Die gesammelten Reaktionen reichen von neutralen Beobachtungen – beispielsweise, dass schwarze Komponist/-innen kaum je an Konzerten gespielt werden und schwarze Musik auf Gospel reduziert wird – über Emotionen – beispielsweise ein schlechtes Gewissen, weil jemand mitbekam, wie ein rassistischer Witz erzählt wurde und nichts dagegen sagte – bis zu persönlichen Reflexionen – beispielsweise über die unbegründete Angst einer Frau vor schwarzen Männern. Auch paternalistische Reaktionen seien dabei, stellt Cilgia Rageth fest, und natürlich viele Erlebnisse von Rassismus-Betroffenen. Die allerhäufigste Reaktion, besonders in Bezug auf die Menschenzoos, sei jedoch: «Jesses Gott, davon wusste ich gar nichts!» Gerade in ländlichen Gebieten sei das Thema noch nicht so «angekommen». «Und genau dort haben wir so tolle Erfolge gehabt mit Menschen, die sich zum ersten Mal auf das Thema einlassen», teilt Cilgia Rageth mit.

Mittlerweile hat sie für ihre Installation auch Anfragen aus Deutschland und Österreich erhalten. Im sechsten Jahr und nach bald 50 Standorten ist das Projekt jedoch für sie abgeschlossen. Sie fände es zwar schön, wenn die Installation entlang der Menschenzoo-Routen weitergehen könnte bis zum Ursprungsort: Hamburger Zoo – aber das müssten andere übernehmen.

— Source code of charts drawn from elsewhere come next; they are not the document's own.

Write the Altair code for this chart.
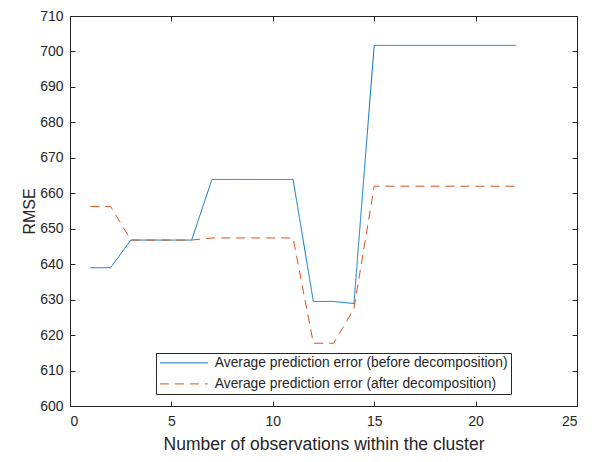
import altair as alt
import pandas as pd

x_vals = list(range(1, 23))
before = [639.0, 639.0, 646.8, 646.8, 646.8, 646.8,
          663.9, 663.9, 663.9, 663.9, 663.9,
          629.5, 629.5, 628.9,
          701.7, 701.7, 701.7, 701.7, 701.7, 701.7, 701.7, 701.7]
after = [656.3, 656.3, 646.8, 646.8, 646.8, 646.8,
         647.4, 647.4, 647.4, 647.4, 647.4,
         617.7, 617.7, 627.4,
         662.0, 662.0, 662.0, 662.0, 662.0, 662.0, 662.0, 662.0]
series_names = ["Average prediction error (before decomposition)",
                "Average prediction error (after decomposition)"]
x_ticks = [0, 5, 10, 15, 20, 25]
y_ticks = [600, 610, 620, 630, 640, 650, 660, 670, 680, 690, 700, 710]

rows = []
for name, vals in zip(series_names, [before, after]):
    for xv, yv in zip(x_vals, vals):
        rows.append({"x": xv, "rmse": yv, "series": name})
df = pd.DataFrame(rows)

W, H = 507, 390
FONT = "Liberation Sans"
TXT = "#262626"

xscale = alt.Scale(domain=[0, 25], nice=False, zero=False)
yscale = alt.Scale(domain=[600, 710], nice=False, zero=False)

tick_axis_common = dict(labels=False, domain=False, grid=False, ticks=True,
                        tickSize=5, tickColor=TXT, tickWidth=1, title=None)

lines = alt.Chart(df).mark_line(strokeWidth=1).encode(
    x=alt.X("x:Q", scale=xscale,
            axis=alt.Axis(values=x_ticks, orient="bottom", ticks=False, tickSize=0,
                          domain=False, grid=False, labelPadding=8,
                          labelFontSize=14, labelFont=FONT, labelColor=TXT,
                          title="Number of observations within the cluster",
                          titleFont=FONT, titleFontSize=17.5, titleFontWeight="normal",
                          titleColor=TXT, titlePadding=7)),
    y=alt.Y("rmse:Q", scale=yscale,
            axis=alt.Axis(values=y_ticks, orient="left", ticks=False, tickSize=0,
                          domain=False, grid=False, labelPadding=7,
                          labelFontSize=14, labelFont=FONT, labelColor=TXT,
                          title="RMSE", titleFont=FONT, titleFontSize=16,
                          titleFontWeight="normal", titleColor=TXT, titlePadding=2)),
    color=alt.Color("series:N", sort=series_names,
                    scale=alt.Scale(domain=series_names, range=["#0072BD", "#D95319"]),
                    legend=alt.Legend(title=None, orient="none", legendX=86, legendY=337,
                                      strokeColor=TXT, fillColor="white", padding=3,
                                      cornerRadius=0,
                                      symbolType="M-1,0H7", symbolSize=144,
                                      symbolStrokeWidth=1, labelOffset=42,
                                      rowPadding=6, labelFont=FONT, labelFontSize=13.8,
                                      labelColor=TXT, labelLimit=500)),
    strokeDash=alt.StrokeDash("series:N", sort=series_names,
                              scale=alt.Scale(domain=series_names, range=[[1, 0], [9, 6]]),
                              legend=None),
    detail="series:N",
)

ticks_a = alt.Chart(df).mark_line(opacity=0).encode(
    x=alt.X("x:Q", scale=xscale,
            axis=alt.Axis(values=x_ticks, orient="top", offset=-H, **tick_axis_common)),
    y=alt.Y("rmse:Q", scale=yscale,
            axis=alt.Axis(values=y_ticks, orient="right", offset=-W, **tick_axis_common)),
    detail="series:N",
)

ticks_b = alt.Chart(df).mark_line(opacity=0).encode(
    x=alt.X("x:Q", scale=xscale,
            axis=alt.Axis(values=x_ticks, orient="bottom", offset=-H, **tick_axis_common)),
    y=alt.Y("rmse:Q", scale=yscale,
            axis=alt.Axis(values=y_ticks, orient="left", offset=-W, **tick_axis_common)),
    detail="series:N",
)

chart = alt.layer(lines, ticks_a, ticks_b).resolve_axis(
    x="independent", y="independent"
).properties(
    width=W, height=H,
    autosize=alt.AutoSizeParams(type="none"),
    padding={"left": 62, "top": 8, "right": 16, "bottom": 48},
    background="white",
).configure_view(
    stroke=TXT, strokeWidth=1
)

chart.save("out.html", embed_options={"renderer": "svg", "actions": False})
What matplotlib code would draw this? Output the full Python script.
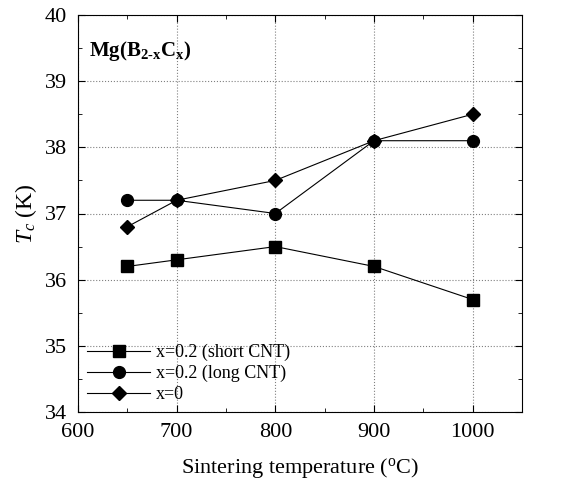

Zunächst geht sie aber ab dem 20. September nach Liestal. Am 20. September gibt es eine Rahmenveranstaltung, die Begrüssung wird eine Person aus der Gemeinde machen, Pfarrer Andreas Stooss wird eine Ansprache halten und voraussichtlich wird der Martinochor diese besinnliche Veranstaltung musikalisch begleiten. Ob Liestal im Vergleich zu den anderen Standorten eher zu den ländlicheren oder den urbaneren gehört, kann Cilgia Rageth nicht voraussagen, da sie Liestal nicht besonders gut kenne, sie vermute aber, dass die Thematik aufgrund der Nähe zu Basel nicht ganz unbekannt sei.